* _Goal_: Quote the listing below in its entirety, omitting every image.
--- Begin ---
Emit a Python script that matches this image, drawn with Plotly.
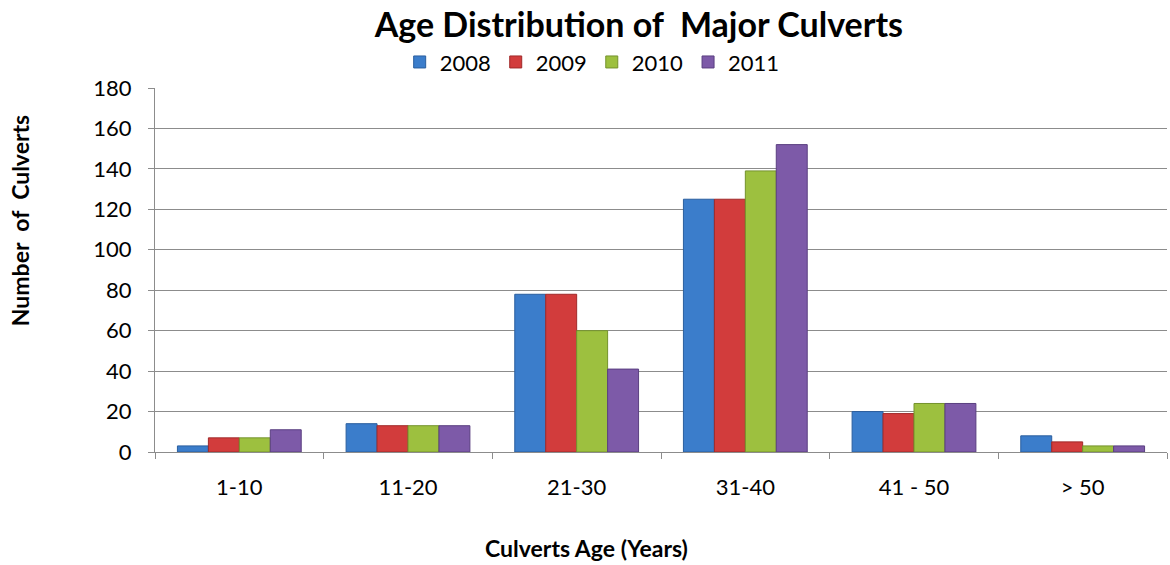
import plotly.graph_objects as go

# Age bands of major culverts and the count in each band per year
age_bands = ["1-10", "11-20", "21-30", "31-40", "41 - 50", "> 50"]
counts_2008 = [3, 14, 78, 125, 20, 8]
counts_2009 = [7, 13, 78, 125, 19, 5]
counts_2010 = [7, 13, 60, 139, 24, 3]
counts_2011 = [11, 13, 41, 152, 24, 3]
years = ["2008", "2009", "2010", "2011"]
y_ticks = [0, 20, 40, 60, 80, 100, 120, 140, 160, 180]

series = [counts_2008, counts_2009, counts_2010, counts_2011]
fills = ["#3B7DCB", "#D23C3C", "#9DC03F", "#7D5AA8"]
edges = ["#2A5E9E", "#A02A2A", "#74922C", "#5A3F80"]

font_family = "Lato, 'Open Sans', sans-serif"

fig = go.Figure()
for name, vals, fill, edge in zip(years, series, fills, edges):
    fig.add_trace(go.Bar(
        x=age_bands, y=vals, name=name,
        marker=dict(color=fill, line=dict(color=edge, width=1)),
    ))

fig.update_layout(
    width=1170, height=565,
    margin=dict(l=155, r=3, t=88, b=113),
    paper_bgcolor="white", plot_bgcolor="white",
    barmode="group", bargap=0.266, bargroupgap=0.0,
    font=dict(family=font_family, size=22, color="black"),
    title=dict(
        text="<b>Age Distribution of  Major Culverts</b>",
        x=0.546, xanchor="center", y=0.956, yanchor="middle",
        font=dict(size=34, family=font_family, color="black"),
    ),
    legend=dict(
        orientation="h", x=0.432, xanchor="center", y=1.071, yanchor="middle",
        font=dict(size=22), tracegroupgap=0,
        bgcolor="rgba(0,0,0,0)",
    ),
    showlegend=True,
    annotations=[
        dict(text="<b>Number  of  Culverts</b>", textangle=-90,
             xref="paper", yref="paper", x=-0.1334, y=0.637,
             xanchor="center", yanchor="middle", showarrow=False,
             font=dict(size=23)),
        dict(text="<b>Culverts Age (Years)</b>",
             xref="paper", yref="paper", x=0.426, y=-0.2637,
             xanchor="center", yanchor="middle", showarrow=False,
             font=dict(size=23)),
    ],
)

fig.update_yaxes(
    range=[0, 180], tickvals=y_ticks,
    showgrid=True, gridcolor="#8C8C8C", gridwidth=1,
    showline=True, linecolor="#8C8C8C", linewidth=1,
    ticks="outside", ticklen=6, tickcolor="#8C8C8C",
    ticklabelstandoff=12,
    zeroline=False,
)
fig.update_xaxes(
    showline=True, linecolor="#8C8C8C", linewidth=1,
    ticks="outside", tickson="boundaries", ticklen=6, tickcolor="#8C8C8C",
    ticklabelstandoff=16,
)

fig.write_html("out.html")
--- End ---
* _Written answer_:
Emit a Python script that matches this image, drawn with Plotly.
import plotly.graph_objects as go

# Age bands of major culverts and the count in each band per year
age_bands = ["1-10", "11-20", "21-30", "31-40", "41 - 50", "> 50"]
counts_2008 = [3, 14, 78, 125, 20, 8]
counts_2009 = [7, 13, 78, 125, 19, 5]
counts_2010 = [7, 13, 60, 139, 24, 3]
counts_2011 = [11, 13, 41, 152, 24, 3]
years = ["2008", "2009", "2010", "2011"]
y_ticks = [0, 20, 40, 60, 80, 100, 120, 140, 160, 180]

series = [counts_2008, counts_2009, counts_2010, counts_2011]
fills = ["#3B7DCB", "#D23C3C", "#9DC03F", "#7D5AA8"]
edges = ["#2A5E9E", "#A02A2A", "#74922C", "#5A3F80"]

font_family = "Lato, 'Open Sans', sans-serif"

fig = go.Figure()
for name, vals, fill, edge in zip(years, series, fills, edges):
    fig.add_trace(go.Bar(
        x=age_bands, y=vals, name=name,
        marker=dict(color=fill, line=dict(color=edge, width=1)),
    ))

fig.update_layout(
    width=1170, height=565,
    margin=dict(l=155, r=3, t=88, b=113),
    paper_bgcolor="white", plot_bgcolor="white",
    barmode="group", bargap=0.266, bargroupgap=0.0,
    font=dict(family=font_family, size=22, color="black"),
    title=dict(
        text="<b>Age Distribution of  Major Culverts</b>",
        x=0.546, xanchor="center", y=0.956, yanchor="middle",
        font=dict(size=34, family=font_family, color="black"),
    ),
    legend=dict(
        orientation="h", x=0.432, xanchor="center", y=1.071, yanchor="middle",
        font=dict(size=22), tracegroupgap=0,
        bgcolor="rgba(0,0,0,0)",
    ),
    showlegend=True,
    annotations=[
        dict(text="<b>Number  of  Culverts</b>", textangle=-90,
             xref="paper", yref="paper", x=-0.1334, y=0.637,
             xanchor="center", yanchor="middle", showarrow=False,
             font=dict(size=23)),
        dict(text="<b>Culverts Age (Years)</b>",
             xref="paper", yref="paper", x=0.426, y=-0.2637,
             xanchor="center", yanchor="middle", showarrow=False,
             font=dict(size=23)),
    ],
)

fig.update_yaxes(
    range=[0, 180], tickvals=y_ticks,
    showgrid=True, gridcolor="#8C8C8C", gridwidth=1,
    showline=True, linecolor="#8C8C8C", linewidth=1,
    ticks="outside", ticklen=6, tickcolor="#8C8C8C",
    ticklabelstandoff=12,
    zeroline=False,
)
fig.update_xaxes(
    showline=True, linecolor="#8C8C8C", linewidth=1,
    ticks="outside", tickson="boundaries", ticklen=6, tickcolor="#8C8C8C",
    ticklabelstandoff=16,
)

fig.write_html("out.html")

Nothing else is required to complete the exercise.